This is a joint press release by Eiger Acquisition B.V. and Exact Holding N.V. pursuant to the provisions of section 17 paragraph 4 of the Decree on Public Takeover Bids (Besluit openbare biedingen Wft) (the "Takeover Decree") in connection with the recommended public offer by Eiger Acquisition B.V. for all the issued and outstanding ordinary shares in the capital of Exact Holding N.V. This announcement does not constitute an offer, or any solicitation of any offer, to buy or subscribe for any securities in Exact Holding N.V. Any offer will be made only by means of an offer memorandum. This announcement is not for release, publication or distribution, in whole or in part, in or into, directly or indirectly, Canada and the United States. Terms not defined in this press release will have the meaning as set forth in the Offer Memorandum.

JOINT PRESS RELEASE

2 March 2015

Delisting of shares in Exact Holding on 31 March 2015

Amsterdam and Delft, The Netherlands, 2 March - Acquisition B.V. (a newly incorporated indirect wholly owned subsidiary of certain funds advised by Apax Partners LLP (the "Offeror")) and Exact Holding N.V. ("Exact") today jointly announce that, considering the Offeror has acquired more than 95% of all issued and outstanding ordinary shares in the capital of Exact (the "Shares") in the recommended public cash offer by the Offeror (the "Offer"), Eaxct has requested Euronext Amsterdam N.V. ("Euronext Amsterdam") to co-operate with the delisting of the Shares from Euronext in Amsterdam ("Euronext") and that Euronext Amsterdam has confirmed to the Offeror and Exact that it will give its consent to such request.

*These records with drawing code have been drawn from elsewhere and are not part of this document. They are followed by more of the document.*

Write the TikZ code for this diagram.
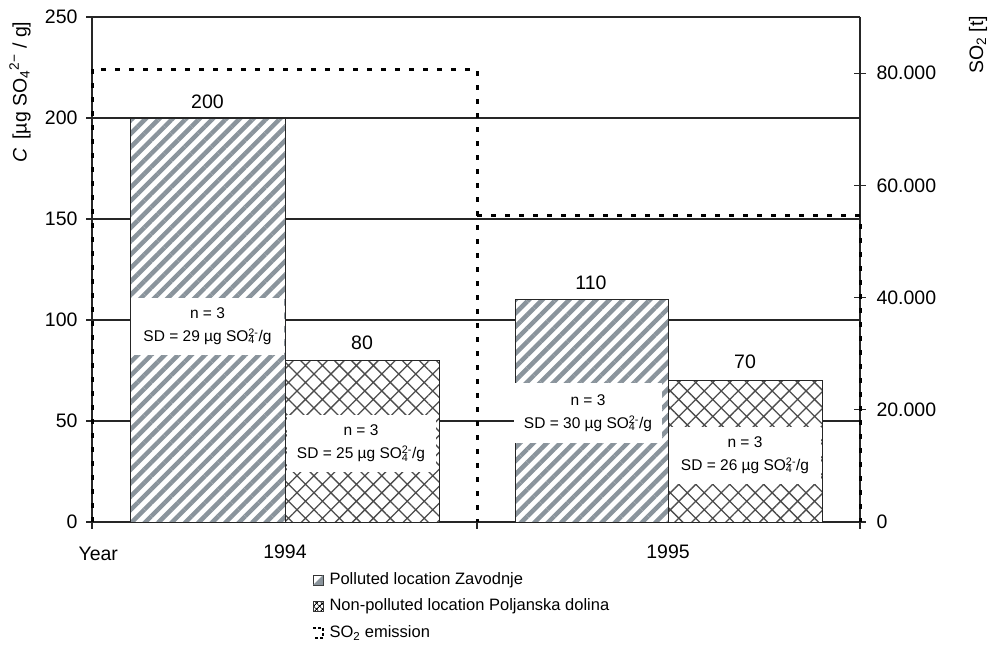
\documentclass[tikz,border=0pt]{standalone}
\usepackage{fontspec}
\setmainfont{Liberation Sans}
\usetikzlibrary{patterns.meta}
\definecolor{stripegray}{RGB}{138,148,156}
\newcommand{\sulfat}{SO\rlap{\textsubscript{4}}\textsuperscript{2-}}
\begin{document}
\begin{tikzpicture}[x=1pt,y=-1pt,
	axisfont/.style={font=\fontsize{19.5}{22}\selectfont},
	boxfont/.style={font=\fontsize{15.5}{23}\selectfont},
	legfont/.style={font=\fontsize{16.5}{20}\selectfont},
	polbar/.style={draw=black!85,line width=1pt,preaction={fill=white},pattern={Lines[angle=45,distance=9.5pt,line width=4.5pt]},pattern color=stripegray},
	nonpolbar/.style={draw=black!85,line width=1pt,preaction={fill=white},pattern={Hatch[angle=45,distance=12pt,line width=1.3pt]},pattern color=black!70},
	sdbox/.style={boxfont,fill=white,inner sep=0pt,align=center,minimum height=57pt},
	emission/.style={line width=3pt,dash pattern=on 5pt off 9pt},
	gridline/.style={line width=1.2pt,black!85}]
	\useasboundingbox (0,0) rectangle (991,654);
	\foreach \v in {50,100,...,250}
		\draw[gridline] (92,{522-2.02*\v}) -- (860,{522-2.02*\v});
	\foreach \v in {0,50,...,250}{
		\draw[gridline] (86,{522-2.02*\v}) -- (92,{522-2.02*\v});
		\node[axisfont,anchor=east] (c\v) at (81,{522-2.02*\v}) {\v};
	}
	\foreach \k/\t in {0/0,1/20.000,2/40.000,3/60.000,4/80.000}{
		\draw[gridline] (854,{522-112.2*\k}) -- (866,{522-112.2*\k});
		\node[axisfont,anchor=west] (s\k) at (873,{522-112.2*\k}) {\t};
	}
	\draw[gridline]
		(92,17) -- (92,529)
		(860,17) -- (860,529)
		(92,522) -- (860,522)
		(477,522) -- (477,529)
		;
	\draw[emission]
		(92,522) -- (92,69) -- (477,69) -- (477,522)
		(477,215) -- (860,215) -- (860,522)
		;
	\draw[polbar] (130,522) rectangle (285,118);
	\draw[nonpolbar] (285,522) rectangle (439,360.4);
	\draw[polbar] (515,522) rectangle (668,299.8);
	\draw[nonpolbar] (668,522) rectangle (822,380.6);
	\node[sdbox,minimum width=153pt] (sd94p) at (207.5,326) {n = 3\\SD = 29 µg \sulfat/g};
	\node[sdbox,minimum width=149pt] (sd94n) at (361,443.5) {n = 3\\SD = 25 µg \sulfat/g};
	\node[sdbox,minimum width=148pt,minimum height=60pt] (sd95p) at (588,413) {n = 3\\SD = 30 µg \sulfat/g};
	\node[sdbox,minimum width=152pt] (sd95n) at (745,455) {n = 3\\SD = 26 µg \sulfat/g};
	\node[axisfont] (v94p) at (207.5,102) {200};
	\node[axisfont] (v94n) at (362,343) {80};
	\node[axisfont] (v95p) at (591,283) {110};
	\node[axisfont] (v95n) at (745,362) {70};
	\node[axisfont,anchor=west] (year) at (75,554) {Year};
	\node[axisfont] (y94) at (285,552) {1994};
	\node[axisfont] (y95) at (668,552) {1995};
	\node[axisfont,rotate=90] (ylab) at (20,92) {\textit{C} \,[µg SO\textsubscript{4}\textsuperscript{2−} / g]};
	\node[axisfont,rotate=90] (slab) at (978,45) {SO\textsubscript{2} [t]};
	\draw[black!80,line width=0.8pt] (313,575) rectangle (323,585);
	\fill[stripegray] (323,575) -- (323,585) -- (313,585) -- cycle;
	\draw[black!80,line width=0.8pt,pattern={Hatch[angle=45,distance=4pt,line width=0.8pt]}] (313,601) rectangle (323,611);
	\draw[line width=2pt,dash pattern=on 3pt off 2pt] (313,628) -- (323,628) -- (323,638) -- (313,638);
	\node[legfont,anchor=west] (leg1) at (326,580) {Polluted location Zavodnje};
	\node[legfont,anchor=west] (leg2) at (326,606) {Non-polluted location Poljanska dolina};
	\node[legfont,anchor=west] (leg3) at (326,633) {SO\textsubscript{2} emission};
\end{tikzpicture}
\end{document}
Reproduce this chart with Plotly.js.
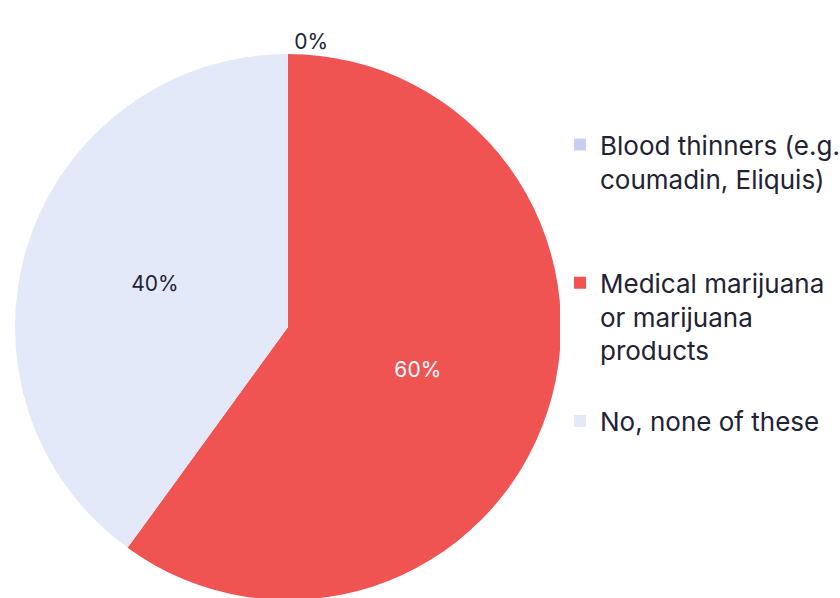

Results of the Post-Closing Acceptance Period
The post-closing acceptance period (na-aanmeldingstermijn) (the "Post-Closing Acceptance Period") relating to the Offer expired at 17:40 hours CET on 27 February 2015. During the Post-Closing Acceptance Period 326,896 Shares representing 1.43% of all issued and outstanding Shares have been tendered for acceptance under the Offer. The total number of Shares held by the Offeror amounts to 22,739,731 Shares representing approximately 99.66% of all issued and outstanding Shares. Exact holds 1,583,744 ordinary shares in treasury.
The Offeror shall arrange for payment for the Shares that are validly tendered (or defectively tendered provided that such defect has been waived by the Offeror) and delivered (geleverd) during the Post-Closing Acceptance Period on Friday 6 March 2015.

Delisting
Delisting of the Shares will take place on 31 March 2015 and the last day that the Shares can be traded on Euronext will therefore be 30 March 2015.

Additional Information
Digital copies of the offer memorandum dated 15 December 2014 (the "Offer Memorandum"), including the position statement regarding the Offer, containing the information required by section 18, paragraph 2 and Annex G of the Decree in connection with the Offer, are available on the website of Exact (www.exact.com). Copies of the Offer Memorandum are also available free of charge at the offices of Exact and the Settlement Agent at the addresses mentioned below.

For more information

Settlement Agent
ABN AMRO Bank N.V.
Corporate Broking (HQ7050)
Gustav Mahlerlaan 10
P.O. Box 283
1000 EA Amsterdam
The Netherlands
Tel: +31 20 344 2000
Email: corporate.broking@nl.abnamro.com

The Offeror
Eiger Acquisition B.V.
Herikerbergweg 238
1101 CM Amsterdam
The Netherlands

Exact
Exact Holding N.V.
Molengraaffsingel 33
2629 JD Delft
The Netherlands

General restrictions
This announcement is for information purposes only and does not constitute an offer or an invitation to acquire or dispose of any securities or investment advice or an inducement to enter into investment activity. This announcement does not constitute an offer to sell or issue or the solicitation of an offer to buy or acquire the securities of Exact in any jurisdiction. The distribution of this press release may, in some countries, be restricted by law or regulation. Accordingly, persons who come into possession of this document should inform themselves of and observe these restrictions. To the fullest extent permitted by applicable law, the Offeror and Exact disclaim any responsibility or liability for the violation of any such restrictions by any person. Any failure to comply with these restrictions may constitute a violation of the securities laws of that jurisdiction. Neither the Offeror nor Exact, nor any of their advisors assumes any responsibility for any violation by any person of any of these restrictions.

Any Exact shareholder who is in any doubt as to his position should consult an appropriate professional advisor without delay. This announcement is not to be published or distributed in or to Canada and the United States.